As the investigation expands and horrifying answers begin to emerge, King’s propulsive story kicks into high gear, generating strong tension and almost unbearable suspense. Terry Maitland seems like a nice guy, but is he wearing another face? When the answer comes, it will shock you as only Stephen King can.
Spooky and Chilling
This book starts with a boy murdered in an unfathomable, disturbing way. The book goes through the attempts to catch the perpetrator. Will they catch him? After hearing what he had done, I crossed my fingers throughout the book hoping the “Outsider” would be caught.
As I read this book, I felt anger, frustration, and heartache. Heart-ache because of the way the boy was murdered (The descriptive language that is used made me a bit sick to my stomach.) as well as the impact that this murder has on a particular family in the book.
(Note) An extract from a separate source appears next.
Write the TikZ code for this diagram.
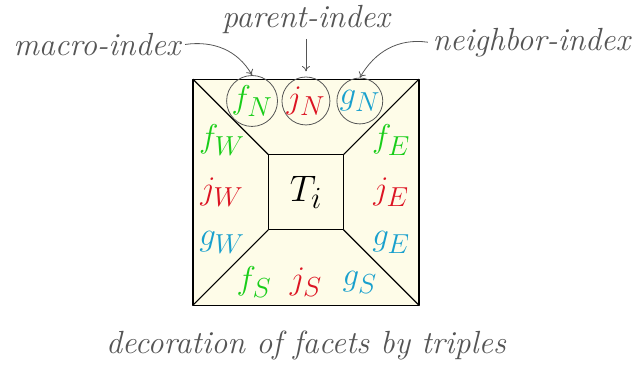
\documentclass[tikz,border=0pt]{standalone}
\usetikzlibrary{arrows.meta, positioning, calc}

\definecolor{facetfill}{RGB}{254,252,232}
\definecolor{fgreen}{RGB}{25,205,25}
\definecolor{jred}{RGB}{220,20,35}
\definecolor{gcyan}{RGB}{25,160,205}
\definecolor{labelgray}{RGB}{85,85,85}

\begin{document}
\begin{tikzpicture}[
    edge/.style={line width=0.9pt, line join=round},
    entry/.style={font=\fontsize{24.88}{30}\selectfont},
    slot/.style={entry, draw=labelgray, line width=0.6pt, circle, minimum size=0.96cm, inner sep=0pt},
    tag/.style={font=\fontsize{24.2}{29}\selectfont\itshape, text=labelgray},
    pointer/.style={->, line width=0.6pt, draw=labelgray, >={To[length=4pt,width=6pt]}}
  ]
  \useasboundingbox (-8.12,-4.65) rectangle (8.68,5.10);

  % facets of T_i
  \fill[facetfill] (-3,-3) rectangle (3,3);
  \draw[edge] (-3,-3) rectangle (3,3);
  \draw[edge] (-1,-1) rectangle (1,1);
  \draw[edge] (-3,3) -- (-1,1);
  \draw[edge] (3,3) -- (1,1);
  \draw[edge] (-3,-3) -- (-1,-1);
  \draw[edge] (3,-3) -- (1,-1);

  \node[entry, scale=1.12, transform shape] (Ti) at (0,0) {$T_i$};

  % north facet
  \node[slot, text=fgreen] (fN) at (-1.43,2.42) {$f_N$};
  \node[slot, text=jred] (jN) at (0,2.42) {$j_N$};
  \node[slot, text=gcyan] (gN) at (1.43,2.42) {$g_N$};

  % west facet
  \node[entry, text=fgreen] (fW) at (-2.23,1.38) {$f_W$};
  \node[entry, text=jred] (jW) at (-2.23,0) {$j_W$};
  \node[entry, text=gcyan] (gW) at (-2.23,-1.33) {$g_W$};

  % east facet
  \node[entry, text=fgreen] (fE) at (2.26,1.38) {$f_E$};
  \node[entry, text=jred] (jE) at (2.26,0) {$j_E$};
  \node[entry, text=gcyan] (gE) at (2.26,-1.33) {$g_E$};

  % south facet
  \node[entry, text=fgreen] (fS) at (-1.38,-2.39) {$f_S$};
  \node[entry, text=jred] (jS) at (0,-2.39) {$j_S$};
  \node[entry, text=gcyan] (gS) at (1.43,-2.39) {$g_S$};

  % index labels
  \node[tag] (macro) at (-5.55,3.92) {macro-index};
  \node[tag] (parent) at (0,4.57) {parent-index};
  \node[tag] (neighbor) at (5.98,3.98) {neighbor-index};

  \draw[pointer] (macro.east) to[out=8, in=120] (fN.north);
  \draw[pointer] (parent.south) -- ([yshift=4pt]jN.north);
  \draw[pointer] (neighbor.west) to[out=172, in=60] (gN.north);

  \node[tag] (caption) at (0,-4.06) {decoration of facets by triples};
\end{tikzpicture}
\end{document}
Anger because of the behavior that this “Outsider” was exhibiting was just unacceptable. Which is an understatement, to say the least. Lastly, I felt frustrated finishing this book because of the lackluster ending. I was honestly kinda bummed there wasn’t more too it than there was. How I felt about the ending of the book is the reason for the 4-star review, instead of giving it a full 5-stars.
Have you read The Outsider?
If so, what were your thoughts on this book?
“And I believe in A. Conan Doyle, who had Sherlock Holmes say, ‘Once you eliminate the impossible, whatever remains, no matter how improbable, must be the truth.’
About the Author
Stephen Edwin King was born the second son of Donald and Nellie Ruth Pillsbury King. After his father left them when Stephen was two, he and his older brother, David, were raised by his mother. Parts of his childhood were spent in Fort Wayne, Indiana, where his father’s family was at the time, and in Stratford, Connecticut. When Stephen was eleven, his mother brought her children back to Durham, Maine, for good. Her parents, Guy and Nellie Pillsbury, had become incapacitated with old age, and Ruth King was persuaded by her sisters to take over the physical care of them. Other family members provided a small house in Durham and financial support. After Stephen’s grandparents passed away, Mrs. King found work in the kitchens of Pineland, a nearby residential facility for the mentally challenged.
Stephen attended the grammar school in Durham and Lisbon Falls High School, graduating in 1966. From his sophomore year at the University of Maine at Orono, he wrote a weekly column for the school newspaper, THE MAINE CAMPUS. He was also active in student politics, serving as a member of the Student Senate. He came to support the anti-war movement on the Orono campus, arriving at his stance from a conservative view that the war in Vietnam was unconstitutional. He graduated in 1970, with a B.A. in English and qualified to teach on the high school level. A draft board examination immediately post-graduation found him 4-F on grounds of high blood pressure, limited vision, flat feet, and punctured eardrums.
He met Tabitha Spruce in the stacks of the Fogler Library at the University, where they both worked as students; they married in January of 1971. As Stephen was unable to find placement as a teacher immediately, the Kings lived on his earnings as a laborer at an industrial laundry, and her student loan and savings, with an occasional boost from a short story sale to men’s magazines.
Stephen made his first professional short story sale (“The Glass Floor”) to Startling Mystery Stories in 1967. Throughout the early years of his marriage, he continued to sell stories to men’s magazines. Many were gathered into the Night Shift collection or appeared in other anthologies.
In the fall of 1971, Stephen began teaching English at Hampden Academy, the public high school in Hampden, Maine. Writing in the evenings and on the weekends, he continued to produce short stories and to work on novels.